::: PROVIDED RECORDS

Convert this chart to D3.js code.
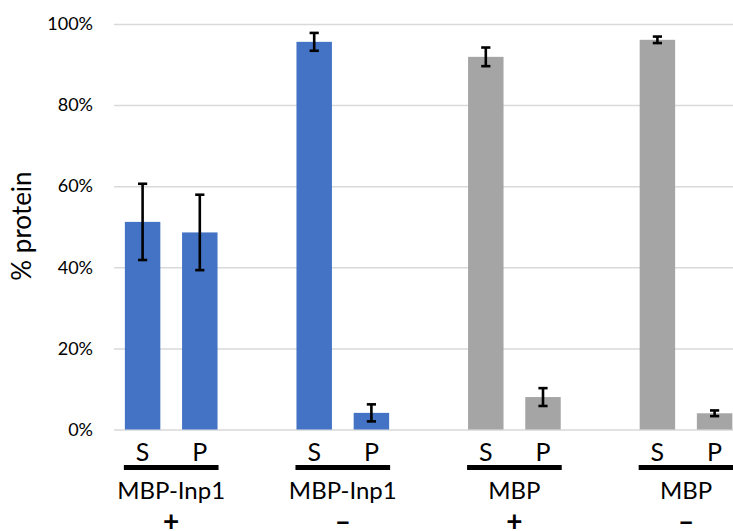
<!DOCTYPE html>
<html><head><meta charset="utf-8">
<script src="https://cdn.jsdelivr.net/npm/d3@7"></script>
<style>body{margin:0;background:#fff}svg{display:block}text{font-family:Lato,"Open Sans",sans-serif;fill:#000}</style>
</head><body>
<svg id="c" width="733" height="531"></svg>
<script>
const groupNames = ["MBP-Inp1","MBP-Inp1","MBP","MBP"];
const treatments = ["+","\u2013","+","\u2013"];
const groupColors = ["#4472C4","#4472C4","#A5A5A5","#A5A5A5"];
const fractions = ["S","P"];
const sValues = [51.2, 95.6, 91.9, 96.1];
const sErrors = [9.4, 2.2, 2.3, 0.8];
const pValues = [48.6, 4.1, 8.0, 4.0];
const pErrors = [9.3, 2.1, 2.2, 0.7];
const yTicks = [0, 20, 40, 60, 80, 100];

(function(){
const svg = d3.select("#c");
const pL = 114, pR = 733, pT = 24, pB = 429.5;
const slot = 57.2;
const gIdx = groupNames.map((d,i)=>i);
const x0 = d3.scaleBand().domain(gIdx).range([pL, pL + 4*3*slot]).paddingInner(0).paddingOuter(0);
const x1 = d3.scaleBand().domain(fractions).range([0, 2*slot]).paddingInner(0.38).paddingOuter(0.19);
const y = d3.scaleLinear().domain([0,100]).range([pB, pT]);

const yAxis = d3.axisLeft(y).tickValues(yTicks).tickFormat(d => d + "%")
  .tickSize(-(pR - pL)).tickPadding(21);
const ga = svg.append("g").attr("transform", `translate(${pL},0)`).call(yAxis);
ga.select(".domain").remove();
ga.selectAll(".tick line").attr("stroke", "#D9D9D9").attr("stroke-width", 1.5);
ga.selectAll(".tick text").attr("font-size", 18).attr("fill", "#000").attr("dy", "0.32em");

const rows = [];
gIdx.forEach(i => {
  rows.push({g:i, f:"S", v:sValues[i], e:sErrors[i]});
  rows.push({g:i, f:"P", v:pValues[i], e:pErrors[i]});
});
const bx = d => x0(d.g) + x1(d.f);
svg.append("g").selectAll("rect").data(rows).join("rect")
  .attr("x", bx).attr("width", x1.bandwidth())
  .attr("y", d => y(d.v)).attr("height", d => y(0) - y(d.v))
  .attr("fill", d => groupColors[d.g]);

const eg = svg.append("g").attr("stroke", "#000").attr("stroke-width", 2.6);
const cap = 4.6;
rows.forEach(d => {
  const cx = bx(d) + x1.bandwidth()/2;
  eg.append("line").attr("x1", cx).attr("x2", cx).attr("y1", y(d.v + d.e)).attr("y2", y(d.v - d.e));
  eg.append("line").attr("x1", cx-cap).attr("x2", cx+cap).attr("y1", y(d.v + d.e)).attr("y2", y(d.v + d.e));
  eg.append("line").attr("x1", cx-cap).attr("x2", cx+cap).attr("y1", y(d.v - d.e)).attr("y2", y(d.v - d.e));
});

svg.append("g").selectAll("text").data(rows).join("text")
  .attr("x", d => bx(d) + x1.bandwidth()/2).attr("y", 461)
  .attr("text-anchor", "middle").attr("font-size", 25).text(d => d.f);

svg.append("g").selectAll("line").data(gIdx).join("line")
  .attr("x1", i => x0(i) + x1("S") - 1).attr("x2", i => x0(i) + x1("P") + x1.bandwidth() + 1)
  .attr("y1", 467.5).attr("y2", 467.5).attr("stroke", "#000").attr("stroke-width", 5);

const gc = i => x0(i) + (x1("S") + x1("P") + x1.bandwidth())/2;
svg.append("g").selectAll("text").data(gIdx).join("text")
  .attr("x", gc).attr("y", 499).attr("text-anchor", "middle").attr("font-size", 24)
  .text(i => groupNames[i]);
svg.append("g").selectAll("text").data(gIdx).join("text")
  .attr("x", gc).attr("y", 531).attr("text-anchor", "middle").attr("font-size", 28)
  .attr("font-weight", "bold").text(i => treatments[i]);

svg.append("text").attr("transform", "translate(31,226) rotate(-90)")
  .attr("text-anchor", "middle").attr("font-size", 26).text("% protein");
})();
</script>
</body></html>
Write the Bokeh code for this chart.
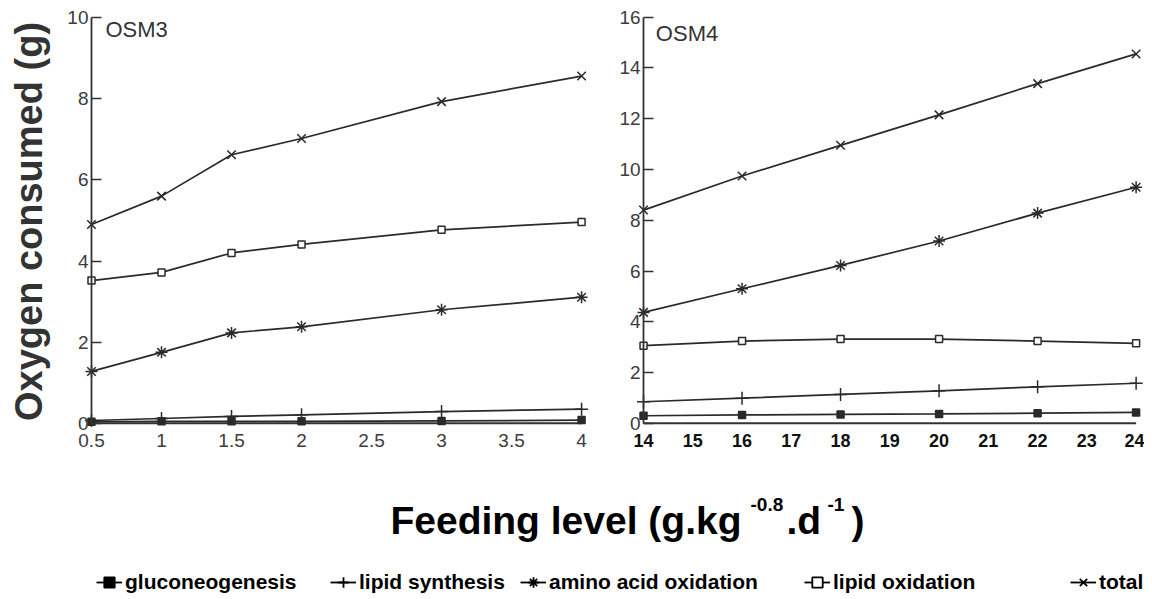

::::::

- TASK TO CARRY OUT
Report only the number of lines in the records that include the word "chart".

- THE ANSWER
2